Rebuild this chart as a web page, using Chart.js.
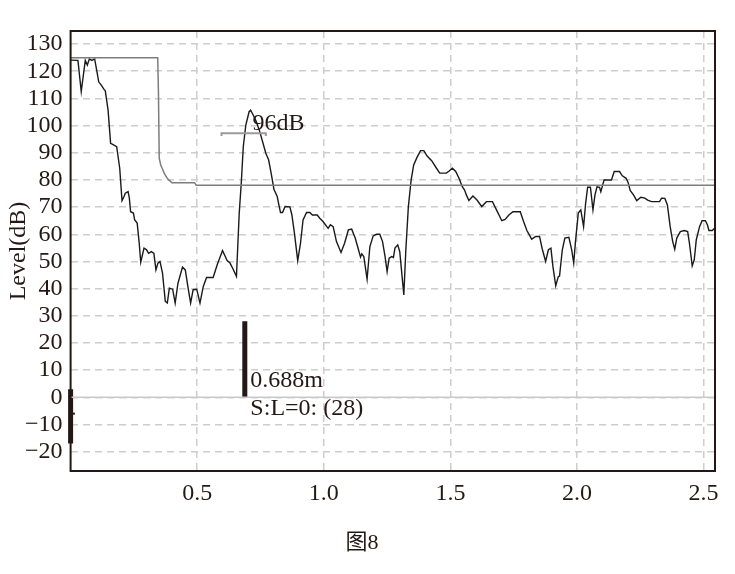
<!DOCTYPE html>
<html>
<head>
<meta charset="utf-8">
<script src="https://cdn.jsdelivr.net/npm/chart.js@4/dist/chart.umd.min.js"></script>
<style>
  html, body { margin: 0; padding: 0; background: #fff; }
  #wrap { width: 735px; height: 574px; }
</style>
</head>
<body>
<div id="wrap"><canvas id="grafico"></canvas></div>
<script>
// distance (m) and level (dB) of the measured trace
const distance = [0.000, 0.029, 0.042, 0.058, 0.066, 0.074, 0.084, 0.095, 0.103, 0.111, 0.121, 0.132, 0.137, 0.148, 0.158, 0.166, 0.182, 0.194, 0.203, 0.211, 0.216, 0.227, 0.232, 0.237, 0.248, 0.253, 0.263, 0.271, 0.277, 0.290, 0.300, 0.308, 0.319, 0.329, 0.337, 0.345, 0.353, 0.363, 0.374, 0.382, 0.390, 0.403, 0.413, 0.424, 0.442, 0.453, 0.463, 0.474, 0.484, 0.498, 0.511, 0.524, 0.537, 0.563, 0.579, 0.600, 0.610, 0.618, 0.629, 0.640, 0.655, 0.666, 0.674, 0.682, 0.692, 0.705, 0.711, 0.721, 0.732, 0.745, 0.760, 0.771, 0.782, 0.792, 0.803, 0.816, 0.824, 0.829, 0.837, 0.847, 0.866, 0.874, 0.884, 0.897, 0.908, 0.918, 0.932, 0.945, 0.955, 0.974, 0.984, 0.997, 1.017, 1.026, 1.037, 1.050, 1.068, 1.082, 1.097, 1.110, 1.124, 1.137, 1.145, 1.150, 1.158, 1.171, 1.182, 1.195, 1.208, 1.221, 1.232, 1.242, 1.250, 1.258, 1.268, 1.275, 1.281, 1.292, 1.300, 1.316, 1.324, 1.334, 1.345, 1.355, 1.368, 1.382, 1.395, 1.408, 1.426, 1.445, 1.458, 1.484, 1.495, 1.508, 1.521, 1.534, 1.547, 1.556, 1.563, 1.573, 1.589, 1.605, 1.624, 1.642, 1.666, 1.682, 1.703, 1.716, 1.731, 1.747, 1.776, 1.789, 1.802, 1.821, 1.837, 1.852, 1.863, 1.876, 1.887, 1.897, 1.905, 1.916, 1.926, 1.931, 1.942, 1.952, 1.968, 1.979, 1.987, 1.994, 2.005, 2.015, 2.026, 2.034, 2.042, 2.053, 2.063, 2.071, 2.079, 2.089, 2.094, 2.107, 2.136, 2.147, 2.168, 2.179, 2.194, 2.202, 2.210, 2.223, 2.236, 2.252, 2.268, 2.279, 2.294, 2.326, 2.334, 2.347, 2.357, 2.368, 2.378, 2.386, 2.394, 2.408, 2.424, 2.437, 2.444, 2.455, 2.463, 2.471, 2.484, 2.494, 2.507, 2.515, 2.521, 2.534, 2.543];
const level = [124.1, 124.0, 112.5, 124.0, 122.3, 124.5, 124.0, 124.5, 120.4, 116.1, 114.9, 113.3, 112.8, 105.7, 93.5, 93.1, 92.2, 84.3, 72.4, 73.9, 75.1, 75.7, 73.3, 68.3, 67.8, 65.3, 64.1, 56.7, 49.7, 54.9, 54.3, 53.0, 53.6, 53.0, 46.9, 49.4, 50.0, 45.7, 35.3, 34.7, 40.2, 39.8, 34.7, 42.0, 47.9, 46.9, 40.8, 34.7, 39.6, 39.8, 34.7, 40.8, 44.1, 44.1, 48.8, 54.0, 52.0, 50.3, 49.5, 47.5, 44.5, 67.8, 78.8, 92.2, 100.2, 105.1, 105.7, 103.9, 101.8, 98.4, 93.5, 89.8, 87.4, 82.5, 76.6, 73.9, 70.2, 68.0, 68.0, 70.2, 70.1, 67.1, 60.4, 50.3, 56.7, 65.3, 68.0, 68.0, 67.1, 67.1, 65.9, 64.7, 62.2, 63.5, 62.8, 57.3, 53.3, 56.7, 61.6, 61.9, 58.6, 54.3, 51.6, 52.8, 51.8, 43.5, 55.5, 59.4, 60.0, 60.0, 57.3, 51.8, 46.3, 51.2, 51.8, 51.5, 54.9, 56.1, 53.6, 37.7, 54.3, 70.2, 80.0, 85.5, 88.3, 90.8, 90.8, 88.8, 87.1, 84.3, 82.5, 82.5, 83.3, 84.3, 83.1, 80.6, 77.5, 76.3, 74.5, 72.4, 74.1, 72.6, 70.2, 72.0, 72.0, 69.0, 65.0, 65.5, 67.1, 68.3, 68.3, 64.7, 61.4, 58.2, 59.2, 59.2, 54.5, 50.0, 54.3, 54.9, 48.1, 41.0, 44.4, 44.6, 54.3, 58.6, 58.9, 54.3, 49.4, 57.3, 67.8, 69.0, 62.8, 71.4, 77.3, 77.3, 69.0, 74.5, 77.5, 77.3, 75.7, 80.0, 80.0, 83.1, 83.1, 81.5, 80.6, 79.0, 76.1, 74.5, 72.4, 73.6, 73.3, 72.6, 72.0, 72.0, 73.3, 73.2, 70.8, 62.8, 57.3, 54.5, 58.6, 61.0, 61.4, 61.0, 56.7, 48.4, 50.6, 57.9, 62.8, 65.0, 65.0, 63.5, 61.4, 61.4, 62.2];

// threshold (gray) line
const limitDistance = [0, 0.344, 0.347, 0.350, 0.356, 0.371, 0.384, 0.400, 0.490, 0.496, 2.545];
const limitLevel = [125, 125, 112, 88, 85.5, 82.2, 80.3, 79, 79, 78, 78];

// 96dB marker bracket
const markerDistance = [0.596, 0.596, 0.771, 0.771];
const markerLevel = [96.2, 97.2, 97.2, 96.2];

// cursor at 0.688 m and start marker
const cursorDistance = [0.688, 0.688];
const cursorLevel = [0, 28];
const startDistance = [0, 0];
const startLevel = [3, -17];
const startTickDistance = [0, 0.017];
const startTickLevel = [-6, -6];

const xTicks = [0.5, 1.0, 1.5, 2.0, 2.5];
const yTicks = [-20, -10, 0, 10, 20, 30, 40, 50, 60, 70, 80, 90, 100, 110, 120, 130];

const tinta = "#231815";
const serif = "'Liberation Serif', 'Noto Sans CJK SC', serif";

function puntos(xs, ys) {
  return xs.map((x, i) => ({ x: x, y: ys[i] }));
}

function linea(data, color, ancho, extra) {
  return Object.assign({
    data: data,
    borderColor: color,
    borderWidth: ancho,
    pointRadius: 0,
    tension: 0,
    fill: false,
  }, extra || {});
}

const marco = {
  id: "marco",
  afterDraw(chart) {
    const { ctx, chartArea: a, scales } = chart;
    const x = scales.x, y = scales.y;
    ctx.save();
    ctx.strokeStyle = tinta;
    ctx.lineWidth = 2;
    ctx.strokeRect(a.left, a.top, a.right - a.left, a.bottom - a.top);

    ctx.fillStyle = tinta;
    ctx.font = "24px " + serif;
    ctx.textBaseline = "middle";
    ctx.textAlign = "left";
    ctx.fillText("96dB", x.getPixelForValue(0.718), y.getPixelForValue(100.8));
    ctx.fillText("0.688m", x.getPixelForValue(0.710), y.getPixelForValue(6));
    ctx.fillText("S:L=0: (28)", x.getPixelForValue(0.710), y.getPixelForValue(-4.3));

    ctx.font = "22px " + serif;
    ctx.textAlign = "center";
    ctx.fillText("图8", 362, 543);
    ctx.restore();
  },
};

new Chart(document.getElementById("grafico"), {
  type: "line",
  data: {
    datasets: [
      linea(puntos([0, 2.545], [0, 0]), "#c9c9c9", 1.5),
      linea(puntos(limitDistance, limitLevel), "#7d7d7d", 1.5),
      linea(puntos(markerDistance, markerLevel), "#9a9a9a", 2),
      linea(puntos(distance, level), "#1a1a1a", 1.4),
      linea(puntos(cursorDistance, cursorLevel), tinta, 5, { borderCapStyle: "butt" }),
      linea(puntos(startDistance, startLevel), tinta, 5, { clip: false }),
      linea(puntos(startTickDistance, startTickLevel), tinta, 2, { clip: false }),
    ],
  },
  options: {
    responsive: true,
    maintainAspectRatio: false,
    animation: false,
    events: [],
    layout: { padding: { left: 0, right: 20, top: 31, bottom: 0 } },
    plugins: {
      legend: { display: false },
      tooltip: { enabled: false },
    },
    scales: {
      x: {
        type: "linear",
        min: 0,
        max: 2.545,
        afterBuildTicks: (s) => { s.ticks = xTicks.map((v) => ({ value: v })); },
        afterFit: (s) => { s.height = 103; },
        ticks: {
          color: tinta,
          padding: 8,
          autoSkip: false,
          maxRotation: 0,
          font: { family: serif, size: 24 },
          callback: (v) => v.toFixed(1),
        },
        grid: { color: "#cdcdcd", lineWidth: 1.5, drawTicks: false },
        border: { display: false, dash: [7, 5] },
      },
      y: {
        type: "linear",
        min: -27.1,
        max: 134.8,
        afterBuildTicks: (s) => { s.ticks = yTicks.map((v) => ({ value: v })); },
        afterFit: (s) => { s.width = 70.6; },
        ticks: {
          color: tinta,
          padding: 8,
          autoSkip: false,
          font: { family: serif, size: 24 },
          callback: (v) => (v < 0 ? "\u2212" + Math.abs(v) : String(v)),
        },
        grid: { color: "#cdcdcd", lineWidth: 1.5, drawTicks: false },
        border: { display: false, dash: [7, 5] },
        title: {
          display: true,
          text: "Level(dB)",
          color: tinta,
          font: { family: serif, size: 24 },
          padding: { top: 4, bottom: 0 },
        },
      },
    },
  },
  plugins: [marco],
});
</script>
</body>
</html>
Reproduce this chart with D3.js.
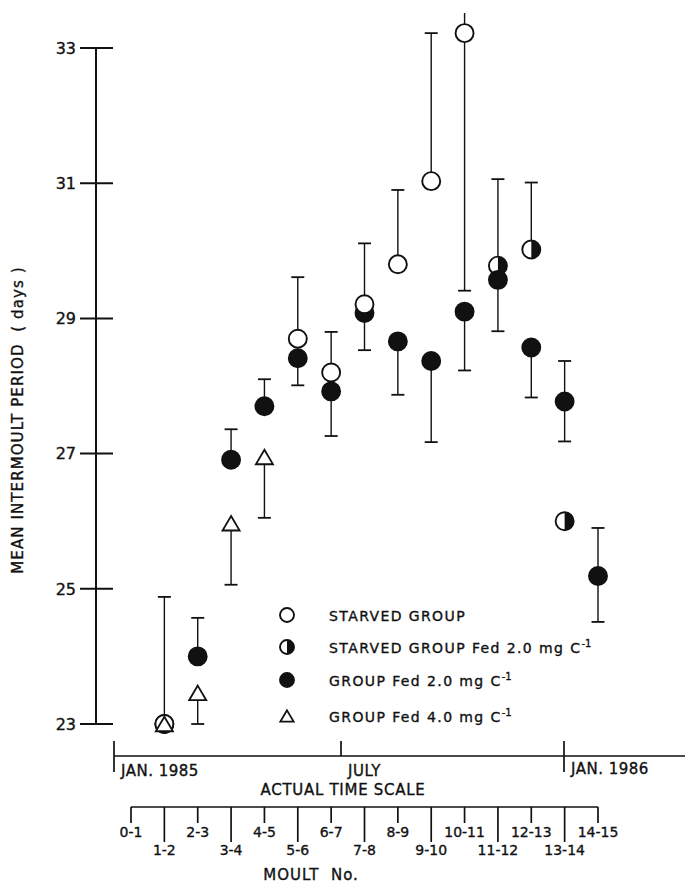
<!DOCTYPE html>
<html>
<head>
<meta charset="utf-8">
<script src="https://cdn.jsdelivr.net/npm/d3@7"></script>
<style>
  body { margin: 0; background: #fff; }
  text { font-family: "DejaVu Sans", sans-serif; fill: #111; stroke: #111; stroke-width: 0.35px; white-space: pre; }
</style>
</head>
<body>
<script>
// moult intervals and y ticks
var moultLabels = ["0-1","1-2","2-3","3-4","4-5","5-6","6-7","7-8","8-9","9-10","10-11","11-12","12-13","13-14","14-15"];
var yTickValues = [23, 25, 27, 29, 31, 33];

// actual time scale
var timeTickDates = ["1985-01-01", "1985-07-01", "1986-01-01"];
var timeTickLabels = ["JAN. 1985", "JULY", "JAN. 1986"];

// starved group (open circles)
var starvedMoult = [1, 5, 6, 7, 8, 9, 10];
var starvedMean  = [23.0, 28.70, 28.20, 29.21, 29.80, 31.03, 33.22];
var starvedLow   = [null, null, null, null, null, null, 29.41];
var starvedHigh  = [24.88, 29.61, 28.80, 30.11, 30.90, 33.22, 37.0];

// starved group fed 2.0 (half filled)
var starvedFedMoult = [11, 12, 13];
var starvedFedMean  = [29.78, 30.02, 26.0];
var starvedFedLow   = [null, null, null];
var starvedFedHigh  = [31.06, 31.01, null];

// group fed 2.0 (filled)
var fed2Moult = [1, 2, 3, 4, 5, 6, 7, 8, 9, 10, 11, 12, 13, 14];
var fed2Mean  = [23.0, 24.0, 26.91, 27.70, 28.41, 27.92, 29.08, 28.66, 28.37, 29.10, 29.57, 28.57, 27.77, 25.19];
var fed2Low   = [null, null, null, null, 28.01, 27.26, 28.53, 27.87, 27.17, 28.23, 28.81, 27.83, 27.18, 24.51];
var fed2High  = [null, 24.57, 27.36, 28.10, null, null, null, null, null, null, null, null, 28.37, 25.90];

// group fed 4.0 (triangles)
var fed4Moult = [1, 2, 3, 4];
var fed4Mean  = [23.0, 23.46, 25.97, 26.95];
var fed4Low   = [null, 23.0, 25.06, 26.05];
var fed4High  = [null, null, null, null];

var legendLabels = ["STARVED GROUP", "STARVED GROUP Fed 2.0 mg C", "GROUP Fed 2.0 mg C", "GROUP Fed 4.0 mg C"];

function makeSeries(kind, m, mean, lo, hi){
  return m.map(function(d, i){
    return {kind: kind, moult: d, mean: mean[i], lo: lo[i], hi: hi[i]};
  });
}
// draw order: half, filled, open, triangle
var series = [
  makeSeries("half", starvedFedMoult, starvedFedMean, starvedFedLow, starvedFedHigh),
  makeSeries("filled", fed2Moult, fed2Mean, fed2Low, fed2High),
  makeSeries("open", starvedMoult, starvedMean, starvedLow, starvedHigh),
  makeSeries("tri", fed4Moult, fed4Mean, fed4Low, fed4High)
];

var w = 685, h = 885;
var svg = d3.select("body").append("svg")
  .attr("width", w)
  .attr("height", h);

var x = d3.scaleLinear().domain([0, 14]).range([131, 598]);
var y = d3.scaleLinear().domain([23, 33]).range([724, 48]);
var t = d3.scaleTime()
  .domain(timeTickDates.map(function(d){ return new Date(d + "T00:00:00"); }))
  .range([114, 341, 564]);

svg.append("clipPath").attr("id", "plotclip")
  .append("rect").attr("x", 0).attr("y", 13).attr("width", w).attr("height", 730);

// y axis
var yAxis = svg.append("g").attr("class", "yaxis");
yAxis.append("line")
  .attr("x1", 96).attr("x2", 96)
  .attr("y1", y(33)).attr("y2", y(23))
  .style("stroke", "#111").style("stroke-width", 2);
yAxis.selectAll(".ytick").data(yTickValues).enter()
  .append("line")
  .attr("x1", 80).attr("x2", 113)
  .attr("y1", function(d){ return y(d); })
  .attr("y2", function(d){ return y(d); })
  .style("stroke", "#111").style("stroke-width", 2);
yAxis.selectAll(".ylab").data(yTickValues).enter()
  .append("text")
  .attr("x", 76)
  .attr("y", function(d){ return y(d); })
  .attr("dy", "0.36em")
  .attr("text-anchor", "end")
  .style("font-size", "16px")
  .text(function(d){ return d; });

svg.append("text")
  .attr("transform", "translate(23,420) rotate(-90)")
  .attr("text-anchor", "middle")
  .style("font-size", "15px")
  .style("letter-spacing", "1.1px")
  .text("MEAN INTERMOULT PERIOD  ( days )");

// error bars
var bars = svg.append("g").attr("clip-path", "url(#plotclip)");
series.forEach(function(s){
  s.forEach(function(d){
    [d.lo, d.hi].forEach(function(v){
      if (v === null) return;
      bars.append("line")
        .attr("x1", x(d.moult)).attr("x2", x(d.moult))
        .attr("y1", y(d.mean)).attr("y2", y(v))
        .style("stroke", "#111").style("stroke-width", 1.4);
      bars.append("line")
        .attr("x1", x(d.moult) - 6.5).attr("x2", x(d.moult) + 6.5)
        .attr("y1", y(v)).attr("y2", y(v))
        .style("stroke", "#111").style("stroke-width", 1.8);
    });
  });
});

// markers
function drawMarker(g, kind, cx, cy, r){
  if (kind === "tri"){
    var s = r * 0.95;
    g.append("path")
      .attr("d", "M" + cx + "," + (cy - s * 0.85) + "L" + (cx + s) + "," + (cy + s * 0.85) + "L" + (cx - s) + "," + (cy + s * 0.85) + "Z")
      .style("fill", "#fff").style("stroke", "#111").style("stroke-width", 1.8)
      .style("stroke-linejoin", "miter");
    return;
  }
  g.append("circle")
    .attr("cx", cx).attr("cy", cy).attr("r", r)
    .style("fill", kind === "filled" ? "#111" : "#fff")
    .style("stroke", "#111").style("stroke-width", 1.9);
  if (kind === "half"){
    var arc = d3.arc().innerRadius(0).outerRadius(r).startAngle(0).endAngle(Math.PI);
    g.append("path")
      .attr("transform", "translate(" + cx + "," + cy + ")")
      .attr("d", arc())
      .style("fill", "#111");
  }
}

var marks = svg.append("g");
series.forEach(function(s){
  s.forEach(function(d){
    drawMarker(marks, d.kind, x(d.moult), y(d.mean), 9);
  });
});

// legend
var legendKinds = ["open", "half", "filled", "tri"];
var legendY = [615, 647, 680, 716];
var legend = svg.append("g");
legendKinds.forEach(function(k, i){
  drawMarker(legend, k, 287, legendY[i], 7);
  var txt = legend.append("text")
    .attr("x", 329)
    .attr("y", legendY[i] + 5.5)
    .style("font-size", "14px")
    .style("letter-spacing", "1.4px")
    .text(legendLabels[i]);
  if (i > 0){
    txt.append("tspan")
      .attr("dy", "-6")
      .style("font-size", "10px")
      .style("letter-spacing", "0px")
      .text("-1");
  }
});

// actual time scale
var timeAxis = svg.append("g");
timeAxis.append("line")
  .attr("x1", t.range()[0]).attr("x2", w)
  .attr("y1", 756).attr("y2", 756)
  .style("stroke", "#111").style("stroke-width", 1.7);
timeAxis.selectAll(".ttick").data(timeTickDates).enter()
  .append("line")
  .attr("x1", function(d){ return t(new Date(d + "T00:00:00")); })
  .attr("x2", function(d){ return t(new Date(d + "T00:00:00")); })
  .attr("y1", 741)
  .attr("y2", function(d, i){ return i === 1 ? 756 : 772; })
  .style("stroke", "#111").style("stroke-width", 1.7);
timeAxis.selectAll(".tlab").data(timeTickDates).enter()
  .append("text")
  .attr("x", function(d){ return t(new Date(d + "T00:00:00")) + 7; })
  .attr("y", function(d, i){ return i === 2 ? 774 : 776; })
  .style("font-size", "15px")
  .style("letter-spacing", "0.5px")
  .text(function(d, i){ return timeTickLabels[i]; });
timeAxis.append("text")
  .attr("x", 343).attr("y", 795)
  .attr("text-anchor", "middle")
  .style("font-size", "15px")
  .style("letter-spacing", "0.7px")
  .text("ACTUAL TIME SCALE");

// moult axis
var moultAxis = svg.append("g");
moultAxis.append("line")
  .attr("x1", x(0)).attr("x2", x(14))
  .attr("y1", 807).attr("y2", 807)
  .style("stroke", "#111").style("stroke-width", 1.7);
moultAxis.selectAll(".mtick").data(moultLabels).enter()
  .append("line")
  .attr("x1", function(d, i){ return x(i); })
  .attr("x2", function(d, i){ return x(i); })
  .attr("y1", 807)
  .attr("y2", function(d, i){ return i % 2 === 0 ? 823 : 842; })
  .style("stroke", "#111").style("stroke-width", 1.7);
moultAxis.selectAll(".mlab").data(moultLabels).enter()
  .append("text")
  .attr("x", function(d, i){ return x(i); })
  .attr("y", function(d, i){ return i % 2 === 0 ? 837 : 855; })
  .attr("text-anchor", "middle")
  .style("font-size", "14px")
  .text(function(d){ return d; });
moultAxis.append("text")
  .attr("x", 311).attr("y", 880)
  .attr("text-anchor", "middle")
  .style("font-size", "15px")
  .style("letter-spacing", "1px")
  .text("MOULT  No.");
</script>
</body>
</html>
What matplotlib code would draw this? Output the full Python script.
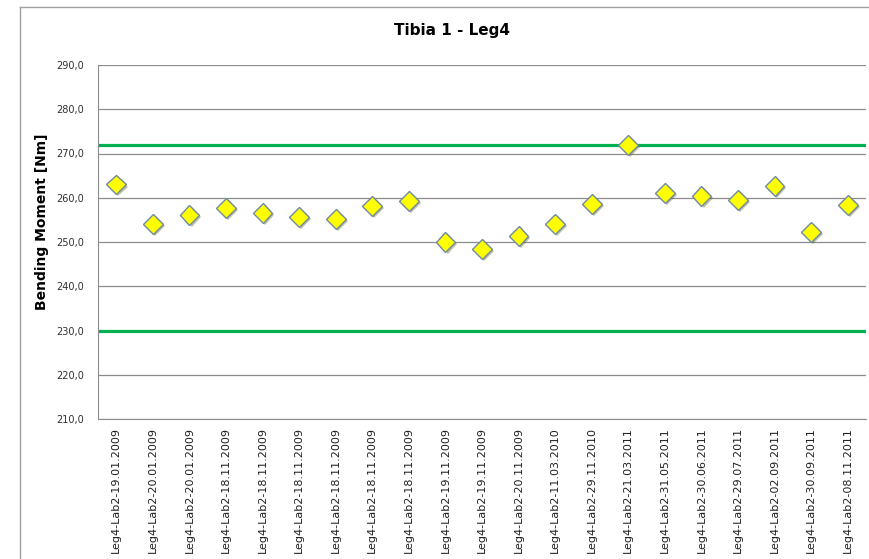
import matplotlib.pyplot as plt
import matplotlib.patheffects as pe
from matplotlib.ticker import FuncFormatter

labels = [
    "Leg4-Lab2-19.01.2009", "Leg4-Lab2-20.01.2009", "Leg4-Lab2-20.01.2009",
    "Leg4-Lab2-18.11.2009", "Leg4-Lab2-18.11.2009", "Leg4-Lab2-18.11.2009",
    "Leg4-Lab2-18.11.2009", "Leg4-Lab2-18.11.2009", "Leg4-Lab2-18.11.2009",
    "Leg4-Lab2-19.11.2009", "Leg4-Lab2-19.11.2009", "Leg4-Lab2-20.11.2009",
    "Leg4-Lab2-11.03.2010", "Leg4-Lab2-29.11.2010", "Leg4-Lab2-21.03.2011",
    "Leg4-Lab2-31.05.2011", "Leg4-Lab2-30.06.2011", "Leg4-Lab2-29.07.2011",
    "Leg4-Lab2-02.09.2011", "Leg4-Lab2-30.09.2011", "Leg4-Lab2-08.11.2011",
]
moment = [263.0, 254.1, 256.1, 257.7, 256.5, 255.6, 255.2, 258.1, 259.3,
          250.0, 248.4, 251.4, 254.1, 258.6, 271.9, 261.1, 260.4, 259.5,
          262.7, 252.3, 258.4]
upper_limit = 272.0
lower_limit = 230.0
yticks = [210, 220, 230, 240, 250, 260, 270, 280, 290]

fig = plt.figure(figsize=(8.7, 5.59), dpi=100)

# outer chart border (Excel style)
fig.add_artist(plt.Line2D([20 / 870, 20 / 870], [0, 1 - 7 / 559], color="#a0a0a0", lw=1))
fig.add_artist(plt.Line2D([20 / 870, 1], [1 - 7 / 559, 1 - 7 / 559], color="#a0a0a0", lw=1))

ax = fig.add_axes([98 / 870, 1 - 419 / 559, (866 - 98) / 870, (419 - 65) / 559])

x = list(range(len(moment)))
ax.axhline(upper_limit, color="#00b050", lw=2.3, zorder=2)
ax.axhline(lower_limit, color="#00b050", lw=2.3, zorder=2)
ax.plot(x, moment, ls="none", marker="D", markersize=10, markerfacecolor="#ffff00",
        markeredgecolor="#6e8aa0", markeredgewidth=1.0, zorder=3,
        path_effects=[pe.SimplePatchShadow(offset=(1.5, -1.5), alpha=0.35), pe.Normal()])

ax.set_xlim(-0.5, len(moment) - 0.5)
ax.set_ylim(210, 290)
ax.set_yticks(yticks)
ax.yaxis.set_major_formatter(FuncFormatter(lambda v, p: f"{v:.1f}".replace(".", ",")))
ax.grid(axis="y", color="#8c8c8c", lw=0.9)
ax.set_axisbelow(True)
ax.set_xticks(x)
ax.set_xticklabels(labels, rotation=90, fontsize=8, color="#202020")
ax.tick_params(axis="x", length=0, pad=6)
ax.tick_params(axis="y", length=0, pad=10, labelsize=7, labelcolor="#303030")
for s in ["top", "right"]:
    ax.spines[s].set_visible(False)
for s in ["left", "bottom"]:
    ax.spines[s].set_color("#8c8c8c")

ax.set_ylabel("Bending Moment [Nm]", fontsize=10, fontweight="bold")
ax.yaxis.set_label_coords(-0.064, 0.556)
fig.text(452 / 870, 1 - 30 / 559, "Tibia 1 - Leg4", ha="center", va="center",
         fontsize=11, fontweight="bold")

fig.savefig("out.png", dpi=100)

■ EXERCISE REQUIREMENTS ■
Print out, exactly and with nothing added, the lines starting at the line holding "What matplotlib code" and ending at the line holding "-1.5), alpha=0.35), pe.Normal()])", minus any pictures.

■ EXERCISE OUTPUT ■
What matplotlib code would draw this? Output the full Python script.
import matplotlib.pyplot as plt
import matplotlib.patheffects as pe
from matplotlib.ticker import FuncFormatter

labels = [
    "Leg4-Lab2-19.01.2009", "Leg4-Lab2-20.01.2009", "Leg4-Lab2-20.01.2009",
    "Leg4-Lab2-18.11.2009", "Leg4-Lab2-18.11.2009", "Leg4-Lab2-18.11.2009",
    "Leg4-Lab2-18.11.2009", "Leg4-Lab2-18.11.2009", "Leg4-Lab2-18.11.2009",
    "Leg4-Lab2-19.11.2009", "Leg4-Lab2-19.11.2009", "Leg4-Lab2-20.11.2009",
    "Leg4-Lab2-11.03.2010", "Leg4-Lab2-29.11.2010", "Leg4-Lab2-21.03.2011",
    "Leg4-Lab2-31.05.2011", "Leg4-Lab2-30.06.2011", "Leg4-Lab2-29.07.2011",
    "Leg4-Lab2-02.09.2011", "Leg4-Lab2-30.09.2011", "Leg4-Lab2-08.11.2011",
]
moment = [263.0, 254.1, 256.1, 257.7, 256.5, 255.6, 255.2, 258.1, 259.3,
          250.0, 248.4, 251.4, 254.1, 258.6, 271.9, 261.1, 260.4, 259.5,
          262.7, 252.3, 258.4]
upper_limit = 272.0
lower_limit = 230.0
yticks = [210, 220, 230, 240, 250, 260, 270, 280, 290]

fig = plt.figure(figsize=(8.7, 5.59), dpi=100)

# outer chart border (Excel style)
fig.add_artist(plt.Line2D([20 / 870, 20 / 870], [0, 1 - 7 / 559], color="#a0a0a0", lw=1))
fig.add_artist(plt.Line2D([20 / 870, 1], [1 - 7 / 559, 1 - 7 / 559], color="#a0a0a0", lw=1))

ax = fig.add_axes([98 / 870, 1 - 419 / 559, (866 - 98) / 870, (419 - 65) / 559])

x = list(range(len(moment)))
ax.axhline(upper_limit, color="#00b050", lw=2.3, zorder=2)
ax.axhline(lower_limit, color="#00b050", lw=2.3, zorder=2)
ax.plot(x, moment, ls="none", marker="D", markersize=10, markerfacecolor="#ffff00",
        markeredgecolor="#6e8aa0", markeredgewidth=1.0, zorder=3,
        path_effects=[pe.SimplePatchShadow(offset=(1.5, -1.5), alpha=0.35), pe.Normal()])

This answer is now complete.